§ **The request**: Return the material exactly as supplied, apart from the pictures, which are omitted.

↓

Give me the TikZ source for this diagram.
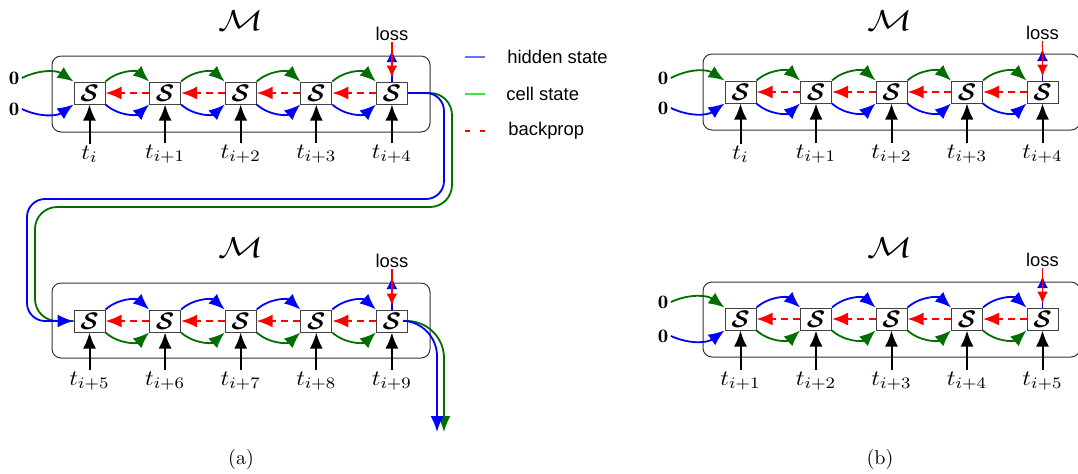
\documentclass[tikz,border=0pt]{standalone}
\usepackage{amsmath,bm}
\usepackage{fontspec}
\setsansfont{Liberation Sans}
\usetikzlibrary{arrows.meta}
\definecolor{dkgreen}{RGB}{0,110,0}
\definecolor{lgblue}{RGB}{110,110,255}
\definecolor{lggreen}{RGB}{60,230,60}
\newcommand\mychain[8]{%
  \foreach \k in {0,...,4} {
    \node[sbox] (#1\k) at ({#2+#7*\k},#3) {$\bm{\mathcal{S}}$};
    \pgfmathtruncatemacro\n{#6+\k}
    \ifnum\n=0 \def\lab{t_i}\else\edef\lab{t_{i+\n}}\fi
    \node[tlab] (#1t\k) at ({#2+#7*\k},#3+#8) {$\lab$};
    \draw[inp] (#1t\k.north) -- (#1\k.south);
  }
  \foreach \k [count=\j] in {0,...,3} {
    \draw[#4] (#1\k.north east) to[bend left=42] (#1\j.north west);
    \draw[#5] (#1\k.south east) to[bend right=42] (#1\j.south west);
    \draw[bp] (#1\j.west) -- (#1\k.east);
  }
}
\begin{document}
\begin{tikzpicture}[x=0.5pt,y=-0.5pt,
  sbox/.style={draw=black!75, fill=white, minimum width=15.5pt, minimum height=11pt, inner sep=0pt, line width=0.5pt, font=\fontsize{11.5}{13}\selectfont},
  cont/.style={draw=black!80, rounded corners=4.5pt, line width=0.5pt},
  tip/.style={-{Latex[length=8pt,width=6.5pt]}},
  stip/.style={-{Latex[length=6pt,width=5.5pt]}},
  hid/.style={tip, draw=blue, line width=0.9pt},
  cel/.style={tip, draw=dkgreen, line width=0.9pt},
  bp/.style={tip, draw=red, dash pattern=on 3.5pt off 2.5pt, line width=0.9pt},
  inp/.style={tip, draw=black, line width=1pt},
  tlab/.style={inner sep=0.5pt, font=\fontsize{11}{13}\selectfont, xscale=1.1},
  zlab/.style={inner sep=1pt, font=\fontsize{9.5}{11}\selectfont, xscale=1.1},
  mlab/.style={inner sep=0pt, font=\fontsize{14}{16}\selectfont, xscale=1.3},
  sans/.style={inner sep=0.5pt, font=\fontsize{9.2}{11}\sffamily},
  caplab/.style={inner sep=0pt, font=\fontsize{10}{12}\selectfont}
]
\useasboundingbox (0,0) rectangle (1078,473);
% containers
\draw[cont] (52,56) rectangle (430,132);
\draw[cont] (52,283) rectangle (430,358);
\draw[cont] (703,54) rectangle (1080,130);
\draw[cont] (703,282) rectangle (1080,357);
% M labels
\node[mlab] (mA) at (241,21) {$\mathcal{M}$};
\node[mlab] (mB) at (241,248) {$\mathcal{M}$};
\node[mlab] (mC) at (890,21) {$\mathcal{M}$};
\node[mlab] (mD) at (890,248) {$\mathcal{M}$};
% chains
\mychain{A}{89.5}{93}{cel}{hid}{0}{75.6}{61}
\mychain{B}{89.5}{321}{hid}{cel}{5}{75.6}{60}
\mychain{C}{740.5}{92}{cel}{hid}{0}{75.5}{62}
\mychain{D}{740.5}{319}{hid}{cel}{1}{75.5}{62}
% zero inputs
\node[zlab] (zA1) at (14,78) {$\mathbf{0}$};
\node[zlab] (zA2) at (14,109) {$\mathbf{0}$};
\draw[cel] (zA1.east) to[bend left=30] (A0.north west);
\draw[hid] (zA2.east) to[bend right=30] (A0.south west);
\node[zlab] (zC1) at (663,78) {$\mathbf{0}$};
\node[zlab] (zC2) at (663,108) {$\mathbf{0}$};
\draw[cel] (zC1.east) to[bend left=30] (C0.north west);
\draw[hid] (zC2.east) to[bend right=30] (C0.south west);
\node[zlab] (zD1) at (663,302) {$\mathbf{0}$};
\node[zlab] (zD2) at (663,336) {$\mathbf{0}$};
\draw[cel] (zD1.east) to[bend left=30] (D0.north west);
\draw[hid] (zD2.east) to[bend right=30] (D0.south west);
% loss
\foreach \p/\y in {A/34,B/261,C/33,D/260} {
  \node[sans] (loss\p) at (\p4 |- 0,\y) {loss};
  \coordinate (lu\p) at (\p4 |- 0,{\y+16});
  \draw[stip, draw=blue, line width=0.9pt] (\p4.north) -- (lu\p);
  \draw[stip, draw=red, line width=0.9pt, shorten >=2pt] (loss\p.south) -- (\p4.north);
}
% link between the two models of (a)
\coordinate (g1) at (452,93);
\coordinate (g2) at (452,207);
\coordinate (g3) at (35,207);
\coordinate (g4) at (35,321);
\coordinate (b1) at (444,93);
\coordinate (b2) at (444,199);
\coordinate (b3) at (27,199);
\coordinate (b4) at (27,321);
\draw[dkgreen, line width=0.9pt, rounded corners=11pt] (A4.east) -- (g1) -- (g2) -- (g3) -- (g4) -- (B0.west);
\draw[hid, rounded corners=9pt] (A4.east) -- (b1) -- (b2) -- (b3) -- (b4) -- (B0.west);
% outputs of (a)
\coordinate (go) at (444,322);
\coordinate (ge) at (444,432);
\coordinate (bo) at (437,322);
\coordinate (be) at (437,432);
\draw[cel, rounded corners=18pt] (B4.east) -- (go) -- (ge);
\draw[hid, rounded corners=17pt] (B4.east) -- (bo) -- (be);
% legend
\coordinate (l1a) at (465,57); \coordinate (l1b) at (485,57);
\coordinate (l2a) at (465,94); \coordinate (l2b) at (485,94);
\coordinate (l3a) at (465,131); \coordinate (l3b) at (485,131);
\draw[lgblue, line width=0.6pt] (l1a) -- (l1b);
\draw[lggreen, line width=0.6pt] (l2a) -- (l2b);
\draw[red, line width=0.6pt, dash pattern=on 2.5pt off 5pt] (l3a) -- (l3b);
\node[sans, anchor=west] (leg1) at (506,57) {hidden state};
\node[sans, anchor=west] (leg2) at (505,94) {cell state};
\node[sans, anchor=west] (leg3) at (507,131) {backprop};
% captions
\node[caplab] (capa) at (241,459) {(a)};
\node[caplab] (capb) at (880,459) {(b)};
\end{tikzpicture}
\end{document}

↑

§ **Solved problem**:
Give me the TikZ source for this diagram.
\documentclass[tikz,border=0pt]{standalone}
\usepackage{amsmath,bm}
\usepackage{fontspec}
\setsansfont{Liberation Sans}
\usetikzlibrary{arrows.meta}
\definecolor{dkgreen}{RGB}{0,110,0}
\definecolor{lgblue}{RGB}{110,110,255}
\definecolor{lggreen}{RGB}{60,230,60}
\newcommand\mychain[8]{%
  \foreach \k in {0,...,4} {
    \node[sbox] (#1\k) at ({#2+#7*\k},#3) {$\bm{\mathcal{S}}$};
    \pgfmathtruncatemacro\n{#6+\k}
    \ifnum\n=0 \def\lab{t_i}\else\edef\lab{t_{i+\n}}\fi
    \node[tlab] (#1t\k) at ({#2+#7*\k},#3+#8) {$\lab$};
    \draw[inp] (#1t\k.north) -- (#1\k.south);
  }
  \foreach \k [count=\j] in {0,...,3} {
    \draw[#4] (#1\k.north east) to[bend left=42] (#1\j.north west);
    \draw[#5] (#1\k.south east) to[bend right=42] (#1\j.south west);
    \draw[bp] (#1\j.west) -- (#1\k.east);
  }
}
\begin{document}
\begin{tikzpicture}[x=0.5pt,y=-0.5pt,
  sbox/.style={draw=black!75, fill=white, minimum width=15.5pt, minimum height=11pt, inner sep=0pt, line width=0.5pt, font=\fontsize{11.5}{13}\selectfont},
  cont/.style={draw=black!80, rounded corners=4.5pt, line width=0.5pt},
  tip/.style={-{Latex[length=8pt,width=6.5pt]}},
  stip/.style={-{Latex[length=6pt,width=5.5pt]}},
  hid/.style={tip, draw=blue, line width=0.9pt},
  cel/.style={tip, draw=dkgreen, line width=0.9pt},
  bp/.style={tip, draw=red, dash pattern=on 3.5pt off 2.5pt, line width=0.9pt},
  inp/.style={tip, draw=black, line width=1pt},
  tlab/.style={inner sep=0.5pt, font=\fontsize{11}{13}\selectfont, xscale=1.1},
  zlab/.style={inner sep=1pt, font=\fontsize{9.5}{11}\selectfont, xscale=1.1},
  mlab/.style={inner sep=0pt, font=\fontsize{14}{16}\selectfont, xscale=1.3},
  sans/.style={inner sep=0.5pt, font=\fontsize{9.2}{11}\sffamily},
  caplab/.style={inner sep=0pt, font=\fontsize{10}{12}\selectfont}
]
\useasboundingbox (0,0) rectangle (1078,473);
% containers
\draw[cont] (52,56) rectangle (430,132);
\draw[cont] (52,283) rectangle (430,358);
\draw[cont] (703,54) rectangle (1080,130);
\draw[cont] (703,282) rectangle (1080,357);
% M labels
\node[mlab] (mA) at (241,21) {$\mathcal{M}$};
\node[mlab] (mB) at (241,248) {$\mathcal{M}$};
\node[mlab] (mC) at (890,21) {$\mathcal{M}$};
\node[mlab] (mD) at (890,248) {$\mathcal{M}$};
% chains
\mychain{A}{89.5}{93}{cel}{hid}{0}{75.6}{61}
\mychain{B}{89.5}{321}{hid}{cel}{5}{75.6}{60}
\mychain{C}{740.5}{92}{cel}{hid}{0}{75.5}{62}
\mychain{D}{740.5}{319}{hid}{cel}{1}{75.5}{62}
% zero inputs
\node[zlab] (zA1) at (14,78) {$\mathbf{0}$};
\node[zlab] (zA2) at (14,109) {$\mathbf{0}$};
\draw[cel] (zA1.east) to[bend left=30] (A0.north west);
\draw[hid] (zA2.east) to[bend right=30] (A0.south west);
\node[zlab] (zC1) at (663,78) {$\mathbf{0}$};
\node[zlab] (zC2) at (663,108) {$\mathbf{0}$};
\draw[cel] (zC1.east) to[bend left=30] (C0.north west);
\draw[hid] (zC2.east) to[bend right=30] (C0.south west);
\node[zlab] (zD1) at (663,302) {$\mathbf{0}$};
\node[zlab] (zD2) at (663,336) {$\mathbf{0}$};
\draw[cel] (zD1.east) to[bend left=30] (D0.north west);
\draw[hid] (zD2.east) to[bend right=30] (D0.south west);
% loss
\foreach \p/\y in {A/34,B/261,C/33,D/260} {
  \node[sans] (loss\p) at (\p4 |- 0,\y) {loss};
  \coordinate (lu\p) at (\p4 |- 0,{\y+16});
  \draw[stip, draw=blue, line width=0.9pt] (\p4.north) -- (lu\p);
  \draw[stip, draw=red, line width=0.9pt, shorten >=2pt] (loss\p.south) -- (\p4.north);
}
% link between the two models of (a)
\coordinate (g1) at (452,93);
\coordinate (g2) at (452,207);
\coordinate (g3) at (35,207);
\coordinate (g4) at (35,321);
\coordinate (b1) at (444,93);
\coordinate (b2) at (444,199);
\coordinate (b3) at (27,199);
\coordinate (b4) at (27,321);
\draw[dkgreen, line width=0.9pt, rounded corners=11pt] (A4.east) -- (g1) -- (g2) -- (g3) -- (g4) -- (B0.west);
\draw[hid, rounded corners=9pt] (A4.east) -- (b1) -- (b2) -- (b3) -- (b4) -- (B0.west);
% outputs of (a)
\coordinate (go) at (444,322);
\coordinate (ge) at (444,432);
\coordinate (bo) at (437,322);
\coordinate (be) at (437,432);
\draw[cel, rounded corners=18pt] (B4.east) -- (go) -- (ge);
\draw[hid, rounded corners=17pt] (B4.east) -- (bo) -- (be);
% legend
\coordinate (l1a) at (465,57); \coordinate (l1b) at (485,57);
\coordinate (l2a) at (465,94); \coordinate (l2b) at (485,94);
\coordinate (l3a) at (465,131); \coordinate (l3b) at (485,131);
\draw[lgblue, line width=0.6pt] (l1a) -- (l1b);
\draw[lggreen, line width=0.6pt] (l2a) -- (l2b);
\draw[red, line width=0.6pt, dash pattern=on 2.5pt off 5pt] (l3a) -- (l3b);
\node[sans, anchor=west] (leg1) at (506,57) {hidden state};
\node[sans, anchor=west] (leg2) at (505,94) {cell state};
\node[sans, anchor=west] (leg3) at (507,131) {backprop};
% captions
\node[caplab] (capa) at (241,459) {(a)};
\node[caplab] (capb) at (880,459) {(b)};
\end{tikzpicture}
\end{document}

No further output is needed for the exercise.